Rising 210 feet from the top of Telegraph Hill is one of San Francisco’s best known landmarks – Coit Tower. From there, the bay and the city are laid out as if for your viewing pleasure. Lillie Hitchcock Coit provided the money for its construction when she died in 1929 by providing the city of San Francisco with a grant for civic beautification. The tower was proposed in 1931 and after winning a design competition, designed by Arthur Brown Jr. with the assistance of Henry Howard. It is an art deco tower built of reinforced concrete.
I think I would have liked Lillie. She smoked cigars and wore trousers long before that was deemed acceptable. She used to dress as a man so that she could gamble in men only establishments and she loved to help out the local fire brigade – becoming an honorary firefighter and the matron saint of San Francisco firefighters.
The tower was completed in 1933 and soon after, a Public Works of Art project commissioned a set of murals to decorate the lower area of the tower. Most of the painters were from the California School of Fine Arts. There is drama contained within the murals related to the destruction of a mural painted by Diego Rivera. This mural was called Man at Crossroads and was on the ground floor of the Rockefeller Center. It was destroyed because it contained the face of Lenin, but the San Francisco artists painted things into their areas to protest the action and many Coit murals contain a number of leftist ideas. Many of the murals show people at work in various industries that would have been in the area at that time.

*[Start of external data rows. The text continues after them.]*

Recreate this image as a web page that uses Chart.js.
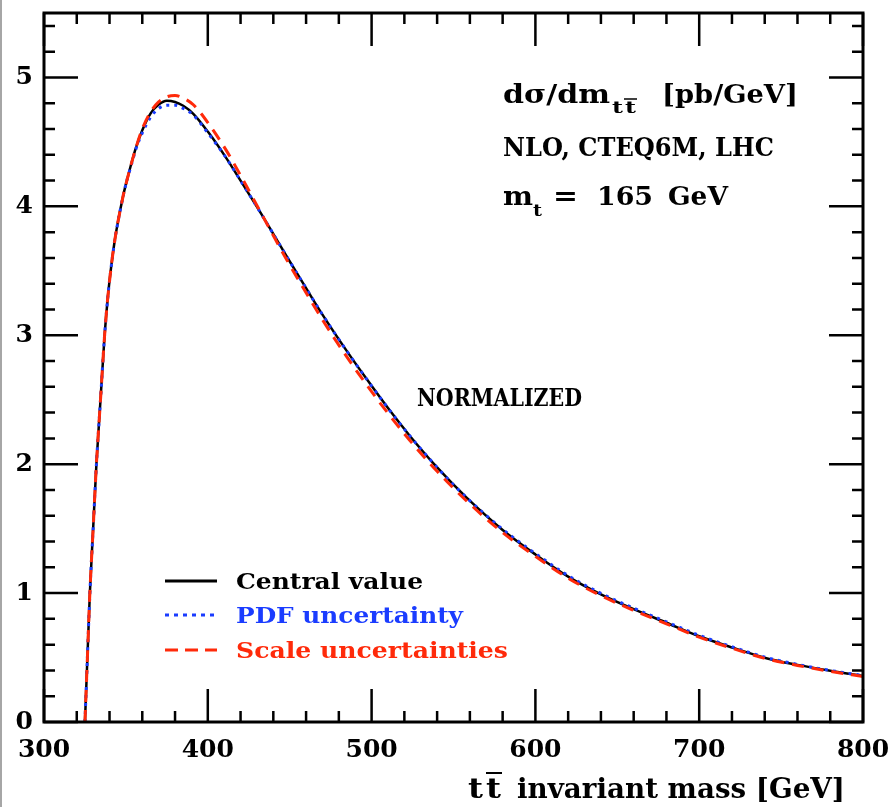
<!DOCTYPE html>
<html>
<head>
<meta charset="utf-8">
<script src="https://cdn.jsdelivr.net/npm/chart.js@4.4.0/dist/chart.umd.min.js"></script>
<style>
html,body{margin:0;padding:0;background:#fff;}
#caja{width:894px;height:807px;position:relative;}
</style>
</head>
<body>
<div id="caja"><canvas id="grafica" width="894" height="807"></canvas></div>
<script>
// masa invariante tt [GeV]
var masas = [325, 326.5, 328, 330, 332, 334.5, 337, 339, 341, 343, 345, 347, 349, 351, 353.5, 356, 360, 365, 370, 375, 380, 385, 391, 400, 411, 420, 432, 448, 460, 470, 485, 497, 510, 523, 540, 558, 580, 600, 621, 640, 660, 680, 700, 720, 741, 760, 780, 800];
// d sigma / d m  [pb/GeV], normalizado
var valorCentral = [0, 0.5, 1.0, 1.5, 2.0, 2.5, 3.0, 3.3, 3.53, 3.72, 3.87, 4.0, 4.12, 4.22, 4.34, 4.45, 4.59, 4.72, 4.79, 4.82, 4.81, 4.78, 4.72, 4.58, 4.38, 4.2, 3.955, 3.615, 3.365, 3.16, 2.875, 2.66, 2.435, 2.225, 1.975, 1.74, 1.49, 1.30, 1.12, 0.99, 0.875, 0.77, 0.665, 0.578, 0.495, 0.443, 0.397, 0.357];
var incertPDF = [0, 0.5, 1.0, 1.5, 2.0, 2.5, 3.0, 3.3, 3.53, 3.72, 3.87, 4.0, 4.12, 4.22, 4.33, 4.44, 4.57, 4.69, 4.76, 4.785, 4.785, 4.76, 4.71, 4.57, 4.38, 4.2, 3.955, 3.615, 3.365, 3.16, 2.875, 2.66, 2.435, 2.225, 1.975, 1.74, 1.495, 1.307, 1.128, 0.998, 0.883, 0.777, 0.672, 0.584, 0.5, 0.447, 0.4, 0.36];
var incertEscala = [0, 0.5, 1.0, 1.5, 2.0, 2.5, 3.0, 3.3, 3.53, 3.72, 3.87, 4.0, 4.12, 4.22, 4.34, 4.45, 4.6, 4.73, 4.81, 4.85, 4.86, 4.84, 4.79, 4.65, 4.44, 4.24, 3.96, 3.59, 3.33, 3.12, 2.83, 2.615, 2.395, 2.19, 1.945, 1.715, 1.47, 1.285, 1.108, 0.98, 0.866, 0.762, 0.658, 0.572, 0.49, 0.439, 0.393, 0.353];

var etiquetasX = ['300', '400', '500', '600', '700', '800'];
var etiquetasY = ['0', '1', '2', '3', '4', '5'];
var nombresSeries = ['Central value', 'PDF uncertainty', 'Scale uncertainties'];

var NEGRO = '#000000';
var AZUL = '#1a3cff';
var ROJO = '#ff2a0a';
var FUENTE = '"DejaVu Serif", serif';

function puntos(ys){
	return masas.map(function(m, i){ return {x: m, y: ys[i]}; });
}

// texto ajustado a un ancho dado
function texto(c, str, x, y, size, ancho){
	c.font = 'bold ' + size + 'px ' + FUENTE;
	var w = c.measureText(str).width;
	c.save();
	c.translate(x, y);
	c.scale(ancho / w, 1);
	c.fillText(str, 0, 0);
	c.restore();
}

function raya(c, x1, x2, y, grosor){
	c.lineWidth = grosor;
	c.beginPath(); c.moveTo(x1, y); c.lineTo(x2, y); c.stroke();
}

// marco, ticks hacia dentro y textos
var marco = {
	id: 'marco',
	afterDatasetsDraw: function(chart){
		var c = chart.ctx;
		var a = chart.chartArea;
		var sx = chart.scales.x;
		var sy = chart.scales.y;
		c.save();
		c.strokeStyle = NEGRO;
		c.lineWidth = 2.5;
		c.setLineDash([]);
		c.beginPath();
		for (var i = 0; i <= 25; i++) {
			var px = sx.getPixelForValue(300 + i * 20);
			var largo = (i % 5 == 0) ? 33 : 11;
			c.moveTo(px, a.bottom); c.lineTo(px, a.bottom - largo);
			c.moveTo(px, a.top); c.lineTo(px, a.top + largo);
		}
		for (var j = 0; j <= 27; j++) {
			var py = sy.getPixelForValue(j * 0.2);
			var largo2 = (j % 5 == 0) ? 34 : 11;
			c.moveTo(a.left, py); c.lineTo(a.left + largo2, py);
			c.moveTo(a.right, py); c.lineTo(a.right - largo2, py);
		}
		c.stroke();
		c.lineWidth = 3;
		c.strokeRect(a.left, a.top, a.right - a.left, a.bottom - a.top);

		// borde gris de la captura
		c.strokeStyle = '#888';
		c.beginPath(); c.lineWidth = 1.5; c.moveTo(1, 0); c.lineTo(1, 807); c.stroke();

		// textos de la esquina
		c.fillStyle = NEGRO;
		c.strokeStyle = NEGRO;
		c.textBaseline = 'alphabetic';
		c.textAlign = 'left';
		texto(c, 'd\u03c3/dm', 503, 103, 26, 107);
		texto(c, 't', 612, 113, 17, 11);
		texto(c, 't', 625, 113, 17, 11);
		raya(c, 624, 637, 99, 1.5);
		texto(c, '[pb/GeV]', 662, 103, 26, 136);
		texto(c, 'NLO, CTEQ6M, LHC', 503, 156, 26, 271);
		texto(c, 'm', 503, 205, 26, 30);
		texto(c, 't', 533, 216, 17, 9);
		texto(c, '=', 553, 205, 26, 25);
		texto(c, '165', 597, 205, 26, 56);
		texto(c, 'GeV', 668, 205, 26, 60);

		texto(c, 'NORMALIZED', 417, 406, 25, 165);

		// leyenda
		var colores = [NEGRO, AZUL, ROJO];
		var rayas = [[], [4, 5], [13, 7]];
		var yl = [581, 615, 650];
		var anchos = [187, 227, 272];
		for (var k = 0; k < 3; k++) {
			c.strokeStyle = colores[k];
			c.setLineDash(rayas[k]);
			raya(c, 165, 217, yl[k], 3);
			c.fillStyle = colores[k];
			texto(c, nombresSeries[k], 236, yl[k] + 8, 23, anchos[k]);
		}
		c.setLineDash([]);

		// titulo eje x
		c.fillStyle = NEGRO;
		c.strokeStyle = NEGRO;
		texto(c, 't', 468, 798, 28, 15);
		texto(c, 't', 486, 798, 28, 15);
		raya(c, 486, 502, 773, 2);
		texto(c, 'invariant mass [GeV]', 517, 798, 28, 328);
		c.restore();
	}
};

var ctx = document.getElementById('grafica').getContext('2d');
var grafica = new Chart(ctx, {
	type: 'line',
	data: {
		datasets: [
			{
				label: nombresSeries[0],
				data: puntos(valorCentral),
				borderColor: NEGRO,
				borderWidth: 2.5,
				pointRadius: 0,
				cubicInterpolationMode: 'monotone',
				order: 3,
			},
			{
				label: nombresSeries[1],
				data: puntos(incertPDF),
				borderColor: AZUL,
				borderWidth: 3,
				borderDash: [3, 5],
				pointRadius: 0,
				cubicInterpolationMode: 'monotone',
				order: 2,
			},
			{
				label: nombresSeries[2],
				data: puntos(incertEscala),
				borderColor: ROJO,
				borderWidth: 3,
				borderDash: [12, 8],
				pointRadius: 0,
				cubicInterpolationMode: 'monotone',
				order: 1,
			},
		],
	},
	options: {
		responsive: false,
		animation: false,
		devicePixelRatio: 1,
		layout: { padding: { left: 10, top: 13, right: 31, bottom: 0 } },
		plugins: {
			legend: { display: false },
			tooltip: { enabled: false },
		},
		scales: {
			x: {
				type: 'linear',
				min: 300,
				max: 800,
				grid: { display: false, drawTicks: false },
				border: { display: false },
				afterFit: function(s){ s.height = 85; s.paddingLeft = 0; s.paddingRight = 0; },
				ticks: {
					stepSize: 100,
					color: 'black',
					padding: 13,
					maxRotation: 0,
					font: { family: FUENTE, size: 25, weight: 'bold' },
					callback: function(v){ return etiquetasX[(v - 300) / 100]; },
				},
			},
			y: {
				min: 0,
				max: 5.5,
				grid: { display: false, drawTicks: false },
				border: { display: false },
				afterFit: function(s){ s.width = 34; s.paddingTop = 0; s.paddingBottom = 0; },
				ticks: {
					stepSize: 1,
					includeBounds: false,
					color: 'black',
					padding: 11,
					font: { family: FUENTE, size: 25, weight: 'bold' },
					callback: function(v){ return etiquetasY[v]; },
				},
			},
		},
	},
	plugins: [marco],
});
</script>
</body>
</html>
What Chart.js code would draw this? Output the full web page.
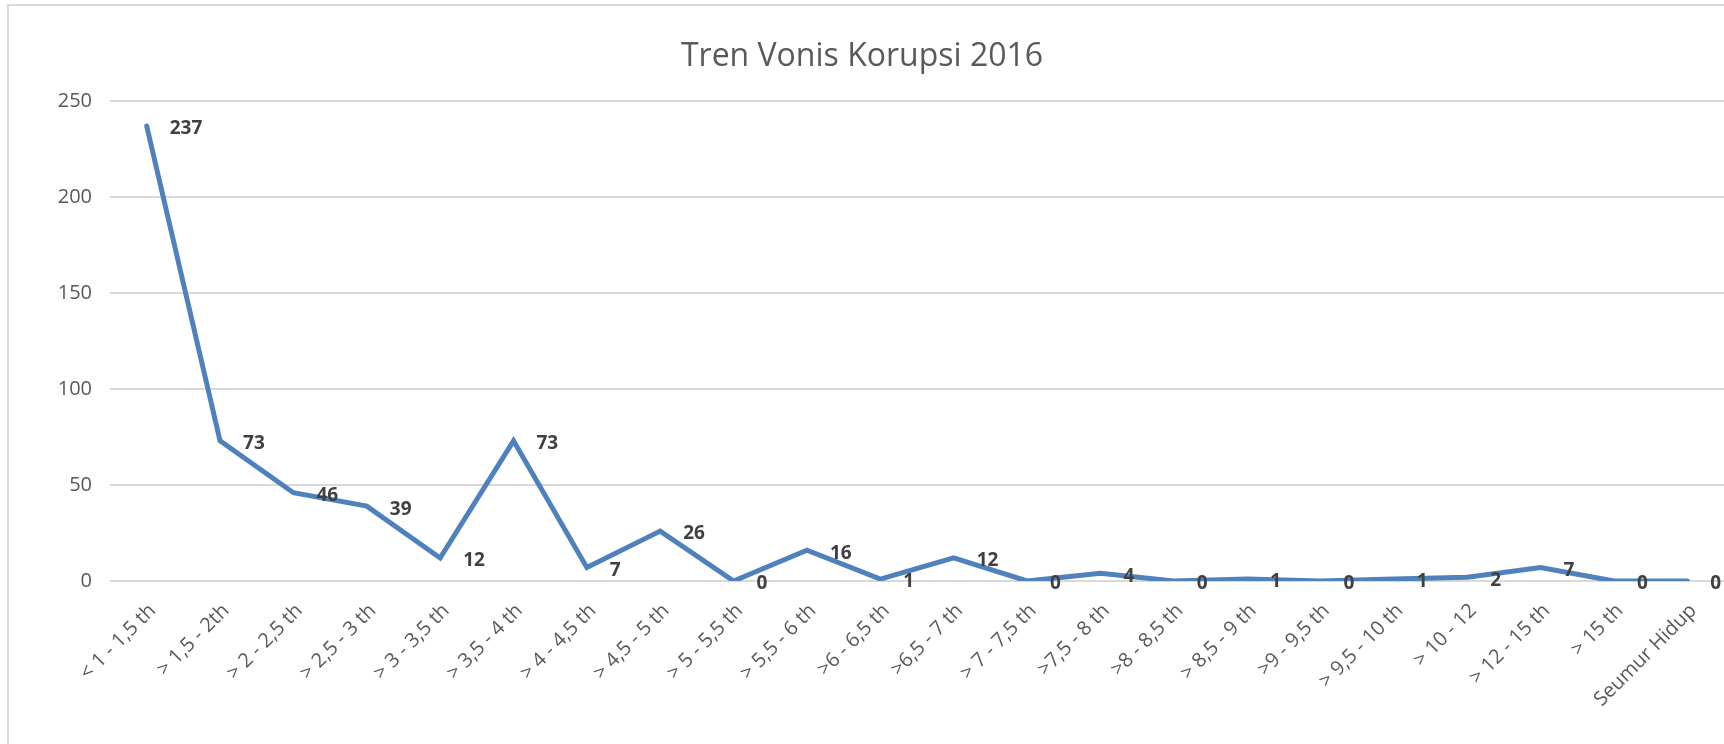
<!DOCTYPE html>
<html>
<head>
<meta charset="utf-8">
<title>Tren Vonis Korupsi 2016</title>
<script src="https://cdn.jsdelivr.net/npm/chart.js@4/dist/chart.umd.min.js"></script>
<style>
    body { margin: 0; background: #ffffff; }
    #frame {
        position: absolute;
        left: 7px;
        top: 4px;
        width: 1760px;
        height: 800px;
        border-left: 2px solid #d9d9d9;
        border-top: 2px solid #d9d9d9;
    }
    #wrap { position: absolute; left: 0; top: 0; width: 1724px; height: 744px; }
</style>
</head>
<body>
<div id="frame"></div>
<div id="wrap"><canvas id="vonisChart" width="1724" height="744"></canvas></div>

<script>
// Tren Vonis Korupsi 2016

const chartTitle = "Tren Vonis Korupsi 2016";

const categories = [
    "< 1 - 1,5 th", "> 1,5 - 2th", "> 2 - 2,5 th", "> 2,5 - 3 th",
    "> 3 - 3,5 th", "> 3,5 - 4 th", "> 4 - 4,5 th", "> 4,5 - 5 th",
    "> 5 - 5,5 th", "> 5,5 - 6 th", ">6 - 6,5 th", ">6,5 - 7 th",
    "> 7 - 7,5 th", ">7,5 - 8 th", ">8 - 8,5 th", "> 8,5 - 9 th",
    ">9 - 9,5 th", "> 9,5 - 10 th", "> 10 - 12", "> 12 - 15 th",
    "> 15 th", "Seumur Hidup"
];

const vonisCount = [
    237, 73, 46, 39, 12, 73, 7, 26, 0, 16, 1,
    12, 0, 4, 0, 1, 0, 1, 2, 7, 0, 0
];

const yTicks = [0, 50, 100, 150, 200, 250];

// draws the value next to each point, like the excel data labels
const valueLabels = {
    id: "valueLabels",
    afterDatasetsDraw(chart) {
        const ctx = chart.ctx;
        const meta = chart.getDatasetMeta(0);
        ctx.save();
        ctx.font = "bold 19px 'Open Sans'";
        ctx.fillStyle = "#404040";
        ctx.textAlign = "left";
        ctx.textBaseline = "middle";
        meta.data.forEach((pt, i) => {
            ctx.fillText(String(vonisCount[i]), pt.x + 23, pt.y + 3);
        });
        ctx.restore();
    }
};

const chart = new Chart(document.getElementById("vonisChart"), {

    type: "line",

    data: {
        labels: categories,
        datasets: [{
            label: chartTitle,
            data: vonisCount,
            borderColor: "#4f81bd",
            borderWidth: 5,
            borderCapStyle: "round",
            tension: 0,
            pointRadius: 0,
            fill: false
        }]
    },

    options: {
        responsive: false,
        animation: false,
        devicePixelRatio: 1,
        layout: {
            padding: { left: 0, right: 0, top: 0, bottom: 0 }
        },
        plugins: {
            legend: { display: false },
            tooltip: { enabled: false },
            title: {
                display: true,
                text: chartTitle,
                color: "#595959",
                font: { family: "'Open Sans'", size: 32, weight: "normal", lineHeight: 1.2 },
                padding: { top: 38, bottom: 24.6 }
            }
        },
        scales: {
            x: {
                offset: true,
                grid: { display: false, drawTicks: false },
                border: { display: false },
                ticks: {
                    autoSkip: false,
                    minRotation: 45,
                    maxRotation: 45,
                    padding: 18,
                    labelOffset: 6,
                    color: "#595959",
                    font: { family: "'Open Sans'", size: 20 }
                },
                afterFit(scale) { scale.height = 163; }
            },
            y: {
                min: 0,
                max: 250,
                grid: { color: "#d9d9d9", lineWidth: 2, drawTicks: false },
                border: { display: false },
                afterBuildTicks(scale) {
                    scale.ticks = yTicks.map(v => ({ value: v }));
                },
                ticks: {
                    padding: 18,
                    color: "#595959",
                    font: { family: "'Open Sans'", size: 20 }
                },
                afterFit(scale) { scale.width = 110; }
            }
        }
    },

    plugins: [valueLabels]

});
</script>
</body>
</html>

Other murals exist in the spiral staircase but these are only open on Saturday mornings.
Next year it will celebrate its 80th birthday.
( Sent to me by Adam – My grandfather, Bernard Zakheim is one of the 25 artists there and his library scene includes his daughter, Ruth…my mother who was 12 in 1934. She is the little girl in the blue and white sailor suit. Today, she is 90 and still working. Her younger sister Masha Zakheim wrote the book. )
One amusing aspect is that in the plaza surrounding the tower, there are a number of coin operated binoculars. The problem is that the trees have grown up so much that I doubt anything would be visible through them.